Slice of a Borel set in $\mathbb{R}^2$ is Borel

Question

Assume that $E$ is Borel subset of $\mathbb{R}^2$. Show that for every $y \in \mathbb{R}$ , the slice $E^y = \{ x \in \mathbb{R}|(x, y) \in E \}$ is a Borel subset of $\mathbb{R}$.

I would be showing this by considering the family $F$ of all sets $E \subset \mathbb{R}^2$ that have the property of $E^y$ is borel. That is Let $F = \{ E \subset \mathbb{R}^2|E^y$ is a Borel set in $\mathbb{R} , \forall y ∈ \mathbb{R} \}$. namely that all slices of E are Borel sets. Then showing that $F$ is sigma algebra , i.e. contains all open subsets of $\mathbb{R}^2$ and that $F$ is closed under countable unions, countable intersections, and complements.

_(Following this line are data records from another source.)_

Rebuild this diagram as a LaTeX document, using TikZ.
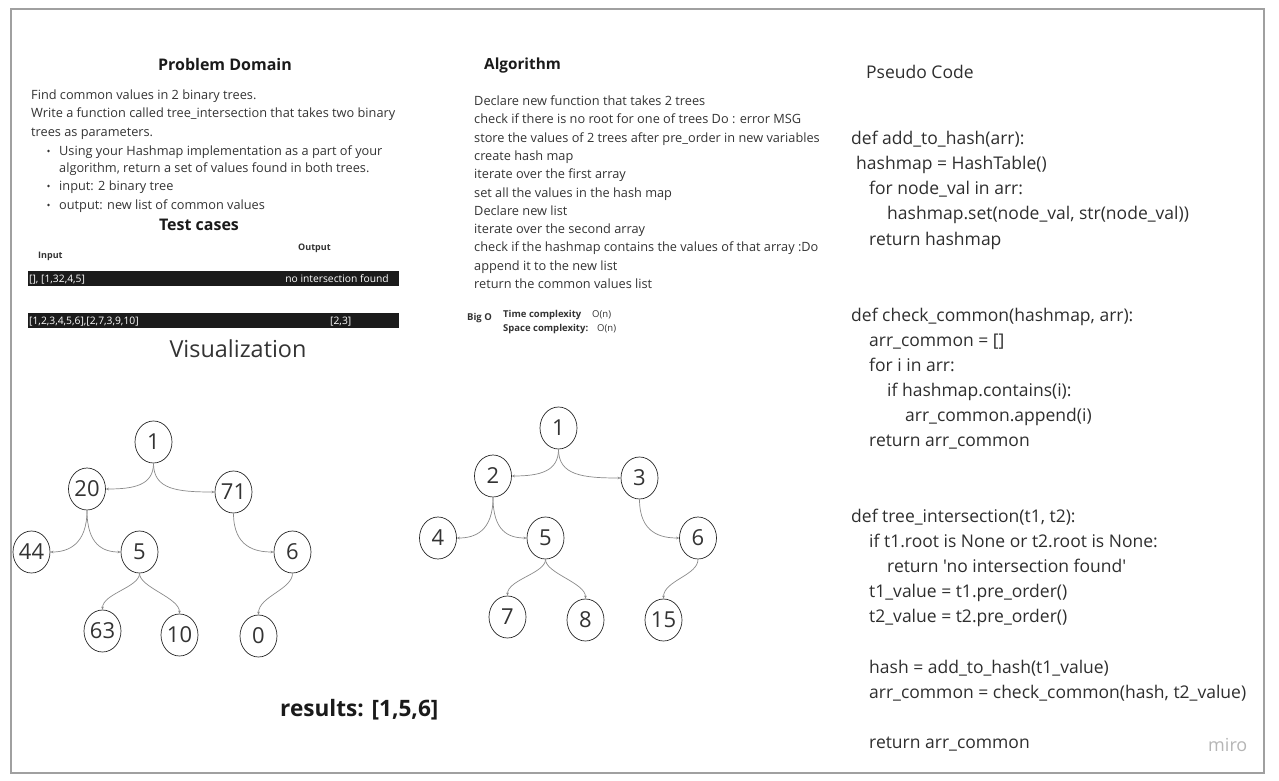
\documentclass[tikz,border=0pt]{standalone}
\usepackage{fontspec}
\setmainfont{Open Sans}
\newfontfamily\codefont{Open Sans}
\usetikzlibrary{shapes.geometric,arrows.meta}
\newcommand\fsz[1]{\fontsize{#1}{#1}\selectfont}
\definecolor{txtgray}{HTML}{333333}
\definecolor{titlec}{HTML}{1A1A1A}
\definecolor{codegray}{HTML}{2E2E2E}
\definecolor{numgray}{HTML}{333333}
\definecolor{conngray}{HTML}{8A8A8A}
\definecolor{framegray}{HTML}{A0A0A0}
\definecolor{barc}{HTML}{1B1B1B}
\definecolor{mirogray}{HTML}{B5B5B5}
\begin{document}
\begin{tikzpicture}[x=1pt,y=-1pt,
  txt/.style={anchor=base west, inner sep=0, font=\fsz{12.75}, text=txtgray},
  ttl/.style={anchor=base, inner sep=0, font=\fsz{16}\bfseries, text=titlec},
  code/.style={anchor=base west, inner sep=0, font=\codefont\fsz{17.5}, text=codegray},
  small/.style={anchor=base west, inner sep=0, font=\fsz{9}\bfseries, text=txtgray},
  bartxt/.style={anchor=base west, inner sep=0, font=\fsz{10.3}, text=white},
  tnode/.style={draw=black!85, ellipse, minimum width=37pt, minimum height=42pt, inner sep=0, font=\fsz{22}, text=numgray, line width=0.7pt},
  conn/.style={draw=conngray, line width=0.7pt, -{Stealth[length=3pt,width=2.6pt]}}]
\useasboundingbox (0,0) rectangle (1279,781);
\draw[framegray, line width=1.1pt] (11,9) rectangle (1264,773);

% Problem domain
\node[ttl] (pdt) at (225,71) {Problem Domain};
\node[txt] (pd1) at (31,99.5) {Find common values in 2 binary trees.};
\node[txt] (pd2) at (31,117.5) {Write a function called tree\_intersection that takes two binary};
\node[txt] (pd3) at (31,136.5) {trees as parameters.};
\node[txt] (pd4) at (59,155.5) {Using your Hashmap implementation as a part of your};
\node[txt] (pd5) at (59,172.5) {algorithm, return a set of values found in both trees.};
\node[txt] (pd6) at (59,190.5) {input: 2 binary tree};
\node[txt] (pd7) at (59,209.5) {output: new list of common values};
\fill[txtgray] (48.5,151) circle (1.3pt) (48.5,186) circle (1.3pt) (48.5,205) circle (1.3pt);

% Test cases
\node[ttl] (tct) at (199,230) {Test cases};
\node[small] (inl) at (38,258) {Input};
\node[small] (outl) at (298,250) {Output};
\fill[barc] (28,271) rectangle (399,286);
\fill[barc] (28,313) rectangle (399,328);
\node[bartxt] (b1a) at (29,282.5) {[], [1,32,4,5]};
\node[bartxt, anchor=base east] (b1b) at (389,282.5) {no intersection found};
\node[bartxt] (b2a) at (29,324.5) {[1,2,3,4,5,6],[2,7,3,9,10]};
\node[bartxt] (b2b) at (330,324.5) {[2,3]};
\node[anchor=base, inner sep=0, font=\fsz{23.4}, text=txtgray] (vis) at (238,357) {Visualization};

% Algorithm
\node[ttl, anchor=base west, font=\fsz{15.3}\bfseries] (alt) at (484,70) {Algorithm};
\foreach \t [count=\i] in {Declare new function that takes 2 trees,
  check if there is no root for one of trees Do : error MSG,
  store the values of 2 trees after pre\_order in new variables,
  create hash map, iterate over the first array, set all the values in the hash map,
  Declare new list, iterate over the second array,
  check if the hashmap contains the values of that array :Do,
  append it to the new list, return the common values list}
  \node[txt] (al\i) at (474,{105.5+18.3*(\i-1)}) {\t};

% Big O
\node[small, font=\fsz{9.5}\bfseries] (bigo) at (467,320.5) {Big O};
\node[small, font=\fsz{9.5}\bfseries] (tc) at (503,317.5) {Time complexity};
\node[small, font=\fsz{9.5}] (tcv) at (592,317.5) {O(n)};
\node[small, font=\fsz{9.5}\bfseries] (sc) at (503,331.5) {Space complexity:};
\node[small, font=\fsz{9.5}] (scv) at (597,331.5) {O(n)};

% Pseudo code
\node[code] (pct) at (866,78.5) {Pseudo Code};
\node[code] (c1) at (851,144.5) {def add\_to\_hash(arr):};
\node[code] (c2) at (856,169.5) {hashmap = HashTable()};
\node[code] (c3) at (869,194.5) {for node\_val in arr:};
\node[code] (c4) at (887,219.5) {hashmap.set(node\_val, str(node\_val))};
\node[code] (c5) at (869,245.5) {return hashmap};
\node[code] (c6) at (851,321.5) {def check\_common(hashmap, arr):};
\node[code] (c7) at (869,346.5) {arr\_common = []};
\node[code] (c8) at (869,371.5) {for i in arr:};
\node[code] (c9) at (887,396.5) {if hashmap.contains(i):};
\node[code] (c10) at (905,421.5) {arr\_common.append(i)};
\node[code] (c11) at (869,446.5) {return arr\_common};
\node[code] (c12) at (851,522.5) {def tree\_intersection(t1, t2):};
\node[code] (c13) at (869,547.5) {if t1.root is None or t2.root is None:};
\node[code] (c14) at (887,572.5) {return 'no intersection found'};
\node[code] (c15) at (869,597.5) {t1\_value = t1.pre\_order()};
\node[code] (c16) at (869,622.5) {t2\_value = t2.pre\_order()};
\node[code] (c17) at (869,673.5) {hash = add\_to\_hash(t1\_value)};
\node[code] (c18) at (869,698.5) {arr\_common = check\_common(hash, t2\_value)};
\node[code] (c19) at (869,748.5) {return arr\_common};

\node[anchor=base west, inner sep=0, font=\fsz{18}, text=mirogray] (miro) at (1208,751) {miro};

% results
\node[anchor=base west, inner sep=0, font=\fsz{22.6}\bfseries, text=titlec] (res) at (280,716) {results: [1,5,6]};

% Tree 1
\node[tnode] (a1) at (153.5,442) {1};
\node[tnode] (a20) at (87,489) {20};
\node[tnode] (a71) at (233.5,492) {71};
\node[tnode] (a44) at (31.5,552) {44};
\node[tnode] (a5) at (139.5,552) {5};
\node[tnode] (a6) at (292.5,552) {6};
\node[tnode] (a63) at (102.5,631) {63};
\node[tnode] (a10) at (179.5,635) {10};
\node[tnode] (a0) at (258.5,636) {0};
\draw[conn] (a1.south) .. controls +(0,22) and +(28,0) .. (a20.east);
\draw[conn] (a1.south) .. controls +(0,26) and +(-38,0) .. (a71.west);
\draw[conn] (a20.south) .. controls +(0,34) and +(18,0) .. (a44.east);
\draw[conn] (a20.south) .. controls +(0,34) and +(-18,0) .. (a5.west);
\draw[conn] (a71.south) .. controls +(0,34) and +(-18,0) .. (a6.west);
\draw[conn] (a5.south) .. controls +(0,14) and +(0,-16) .. (a63.north);
\draw[conn] (a5.south) .. controls +(0,14) and +(0,-16) .. (a10.north);
\draw[conn] (a6.south) .. controls +(0,16) and +(0,-18) .. (a0.north);

% Tree 2
\node[tnode] (b1) at (558.5,428) {1};
\node[tnode] (b2) at (493,476) {2};
\node[tnode] (b3) at (639.5,478) {3};
\node[tnode] (b4) at (438,538) {4};
\node[tnode] (b5) at (545.5,538) {5};
\node[tnode] (b6) at (698,538) {6};
\node[tnode] (b7) at (507.5,617) {7};
\node[tnode] (b8) at (585.5,620) {8};
\node[tnode] (b15) at (663.5,620) {15};
\draw[conn] (b1.south) .. controls +(0,22) and +(28,0) .. (b2.east);
\draw[conn] (b1.south) .. controls +(0,26) and +(-38,0) .. (b3.west);
\draw[conn] (b2.south) .. controls +(0,34) and +(18,0) .. (b4.east);
\draw[conn] (b2.south) .. controls +(0,34) and +(-18,0) .. (b5.west);
\draw[conn] (b3.south) .. controls +(0,34) and +(-18,0) .. (b6.west);
\draw[conn] (b5.south) .. controls +(0,14) and +(0,-16) .. (b7.north);
\draw[conn] (b5.south) .. controls +(0,14) and +(0,-16) .. (b8.north);
\draw[conn] (b6.south) .. controls +(0,16) and +(0,-18) .. (b15.north);
\end{tikzpicture}
\end{document}
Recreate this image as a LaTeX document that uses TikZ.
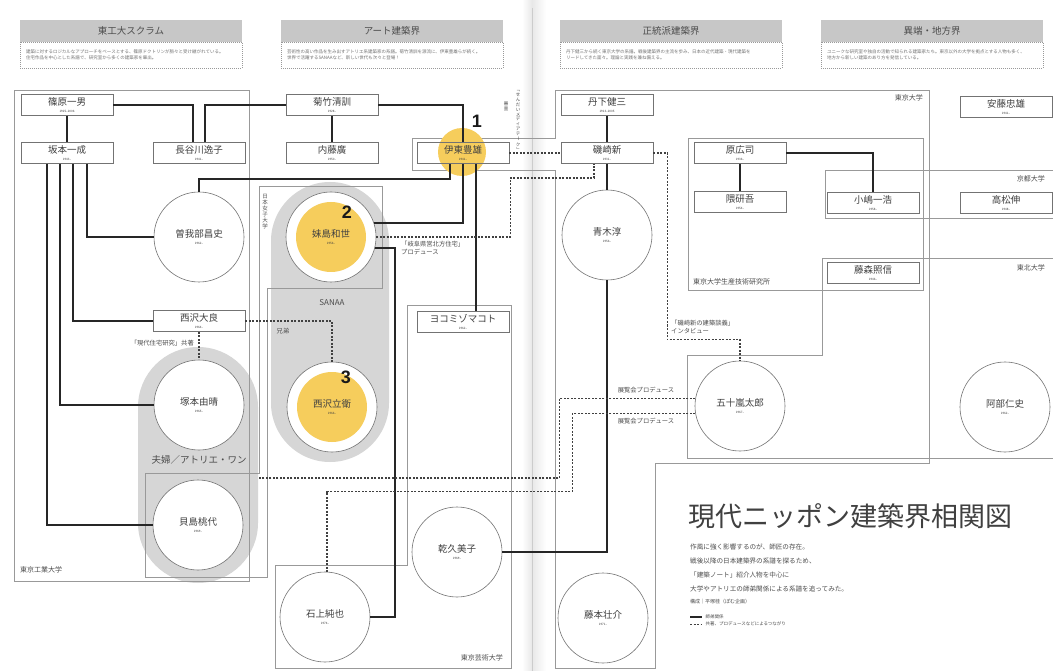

Then showing that $F$ contains open sets.

Is the above logic correct?

I can show that $F$ is sigma algebra but I have problem to show that it contains open sets. How do I show that?

Answer 1

Yes, your logic is correct and a rather interesting way to go about it. The Borel sigma algebra is often defined by the property that any sigma algebra containing the open sets contains every Borel set, which is the property that you are using.

It happens that if $U$ is an open subset of $\mathbb R^2$ then, for every $y\in \mathbb R$, it holds that the set $U^y=\{x\in \mathbb R : (x,y) \in U\}$ is open - hence Borel - implying that $U\in F$. You can see this in two ways: Firstly, directly by definition, note that if $x\in U^y$ then there is an open ball around $(x,y)$ contained in $U$, but the slice of that open ball is an open interval around $x$, which directly shows that every point in $U^y$ has a neighborhood around it. The second way, as in @Reveillark's answer, is to define the function $f_y(x)=(x,y)$ and to note that $U^y = f_y^{-1}(U)$. Since $f_y$ is continuous, the preimage of an open set is open.

Note, more generally, one can argue that, if $f$ is any function between topological spaces such that $f^{-1}(U)$ is Borel whenever $U$ is open, then $f^{-1}(U)$ is Borel whenever $U$ is Borel. This statement is a nice thing to prove and can probably be gotten by simplifying the work you've already done (which amounts to some statement about a family of such functions).

Answer 2

Here’s an easier argument:

Fix $y$, and consider the function $f(x)=(x,y)$. This function is Borel (it’s obviously much more), so $f^{-1}(E)$ is Borel when $E$ is Borel. But $f^{-1}(E)=E^y$.